A steady reduction in overall cancer death rates translates to the avoidance of about 898,000 deaths from cancer between 1990 and 2007, according to the latest statistics from the American Cancer Society. However, the report, Cancer Statistics 2011, and its companion consumer publication Cancer Facts & Figures 2011 find that progress has not benefited all segments of the population equally. A special section of the report finds cancer death rates for individuals with the least education are more than twice those of the most educated and that closing that gap could have prevented 37% -- or 60,370 -- of the premature cancer deaths that occurred in 2007 in people ages 25-64 years.
Each year, the American Cancer Society estimates the numbers of new cancer cases and deaths expected in the United States in the current year and compiles the most recent data on cancer incidence, mortality, and survival based on incidence data from the National Cancer Institute, Centers for Disease Control and Prevention, and the North American Association of Central Cancer Registries, and mortality data from the National Center for Health Statistics.
A total of 1,596,670 new cancer cases and 571,950 deaths from cancer are projected to occur in the U.S. in 2011. Overall cancer incidence rates were stable in men in the most recent time period after decreasing by 1.9% per year from 2001 to 2005; in women, incidence rates have been declining by 0.6% annually since 1998. Overall cancer death rates, which have been dropping since the early 1990s, continued to decrease in all racial/ethnic groups in both men and women since 1998 with the exception of American Indian/Alaska Native women, among whom rates were stable.
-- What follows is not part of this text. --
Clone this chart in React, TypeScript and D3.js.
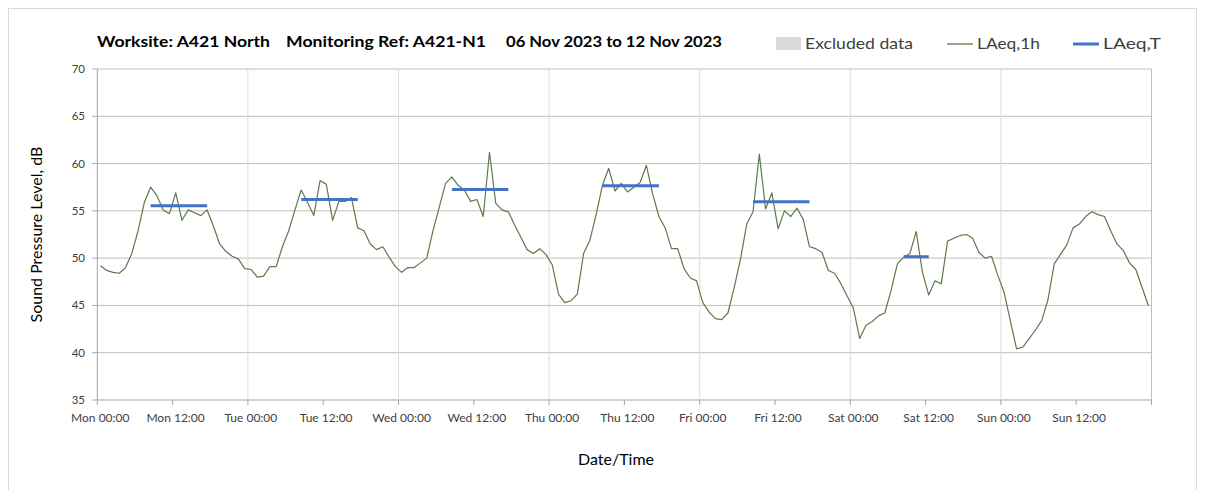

African American and Hispanic men showed the largest annual decreases in cancer death rates during this time period, 2.6% and 2.5%, respectively. Lung cancer death rates showed a significant decline in women after continuously increasing since the 1930s.
Cancer Statistics 2011 is published early online in CA: A Cancer Journal for Clinicians. Other highlights of the report include:
"The nearly 900,000 cancer deaths avoided over a 17-year period stand in stark contrast to the repeated claim that cancer death rates have not budged," said John R. Seffrin, Ph.D., chief executive officer of the American Cancer Society and its advocacy affiliate, the American Cancer Society Cancer Action Network (ACS CAN). "Nonetheless, we refuse to be satisfied, and are committed to doing whatever it takes, not only to ensure cancer death rates continue to drop, but to accelerate the decline."
The reports feature a Special Section on the impact of eliminating disparities on cancer deaths. Level of education is often used as a marker of socioeconomic status. In 2007, cancer death rates in the least educated segment of the population were 2.6 times higher than those in the most educated. This disparity was largest for lung cancer, for which the death rate was five times higher in the least educated than for the most educated. Differences in lung cancer death rates reflect the striking gradient in smoking prevalence by level of education; 31% of men with 12 or fewer years of education are current smokers, compared to 12% of college graduates and 5% of men with graduate degrees.
The special section also estimated the numbers of potential premature cancer deaths that could be avoided in the absence of socioeconomic and/or racial disparities. If all adults ages 25 to 64 in the United States in 2007 had the cancer death rate of the most educated non-Hispanic whites, 37% --or 60,370 out of 164,190 -- premature cancer deaths could potentially have been avoided. For African Americans, closing the gap between death rates among the most and least educated could potentially avert twice as many premature cancer deaths as eliminating racial disparities between blacks and whites, underscoring the preponderance of poverty in cancer disparities across all segments of the population.
The annual reports have become critical tools for scientists, public health experts, and policymakers in assessing the current burden of cancer. These estimates are some of the most widely quoted cancer statistics in the world. The Society's leading team of epidemiologic researchers, in collaboration with scientists from the National Cancer Institute, compiles and analyzes incidence and mortality data to estimate the number of new cancer cases and deaths for the current year nationwide and in individual states.
The expected numbers of new cancer cases and cancer deaths should be interpreted with caution because these estimates are based on statistical models and may vary considerably from year to year. Not all changes in cancer trends can be captured by modeling techniques and sometimes the model may be too sensitive to recent trends, resulting in over- or under-estimates. For these reasons, the estimates should not be compared from year-to-year to determine trends; age-standardized cancer incidence and death rates are the best way to monitor changes in cancer occurrence and death. Despite these limitations, the American Cancer Society's estimates of the number of new cancer cases and deaths in the current year provide reasonably accurate estimates of the burden of new cancer cases and deaths in the United States. Such estimates will assist in continuing efforts to reduce the public health burden of cancer.